HOW MY OWN NUTRITION HAS EVOLVED

I was pretty dialed even back then — we were using beta-alanine, gels, the basics. But the quality has improved and my understanding of quantity has gotten a lot more precise. One of the bigger shifts was moving from beta-alanine to bicarb. It's an incremental difference, but it's a real one. Overall, though, it's all been improvements. Anyone in the elite 15 has some kind of formulated plan at this point — nobody at that level is just winging it anymore.
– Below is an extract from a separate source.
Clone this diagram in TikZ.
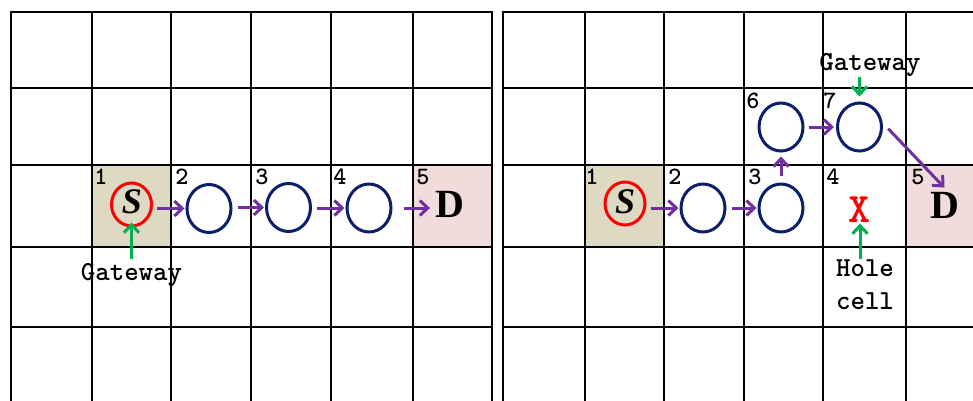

THE FIVE PRODUCTS THAT ACTUALLY MOVE THE NEEDLE

In the pre-workout category — and I mean performance-based, not stimulant stuff — bicarb. That's it for things you can actually get your hands on right now. Beyond that: carbohydrates, and honestly, the source matters less than what you'll actually eat and absorb — fructose, glucose, maltodextrin, whatever works for your gut. Creatine, but do it in powder form. By the time creatine gets processed into a gummy and put through heat, the quality degrades badly. Citrulline or other nitric oxide compounds if you're training hard and want to support blood flow. And amino acids — for HYROX athletes specifically, the combination of endurance and strength work makes it really easy to go catabolic over long sessions, and aminos help you hold muscle mass through that.

BICARB OVER BETA-ALANINE

It comes down to the mechanism. Both are buffering agents, but bicarb works systemically, and the effect is more direct for the kind of high-intensity work we're doing in HYROX. Beta-alanine has its place, but when I started looking more closely at the research and working with exercise scientists who are actually pushing the boundaries of what we understand, bicarb became the clear call. The tingling from beta-alanine is also just not something you want to be dealing with mid-race.

WHAT "DIALED IN" ACTUALLY LOOKS LIKE

I weigh my food. I track everything on MyFitnessPal. I walk around with a lunchbox. When I was having breakfast with people this morning, everyone was just grabbing whatever — I was reading the macros on the back of everything before I picked it up. It's not glamorous, but it's the job.

I think about it like this: imagine deciding to drive across the country and flooring the gas pedal the whole way without ever once checking the gas tank. That's how most athletes approach nutrition. They want to go hard, but they never look at what they're actually running on.

FUELING FOR A SPORT THAT'S BOTH

The amino acid piece is a big part of it. You're putting in serious endurance volume and serious strength work, and those two things pull your body in different directions nutritionally. Getting enough protein over those long sessions while also staying fueled for the cardio side is genuinely hard. Aminos help bridge that gap. Beyond that, carbohydrates are still your primary fuel source during the race itself — don't overthink the source, just make sure you're taking in enough and that your gut can handle it on race day.

THE MOST COMMON MISTAKE

Hydration. It's not even close. People come to me saying their energy is low, they're not recovering, they can't figure out what's wrong — and when I ask how much water they're drinking, they have no idea. Some of them are basically running on coffee and Coke Zero. You'd be amazed. It's the most basic thing, and it's the most overlooked. Fix hydration before you start worrying about any of the fancy stuff.

WHERE I GO FOR INFORMATION I ACTUALLY TRUST

A handful of exercise scientists who are genuinely doing the work — not just publishing what's already known, but pushing beyond it. Kristian Blumenfeld's team is a good example of the kind of operation I'm talking about. This year I started working with a scientist who added an SMO2 sensor to my leg during VO2 max testing — measuring blood oxygen saturation in the muscle in real time. That's a whole second layer of information that most people aren't looking at. Beyond that: books, and constantly scanning the internet for new research. And when I find a charlatan, I try to expose them.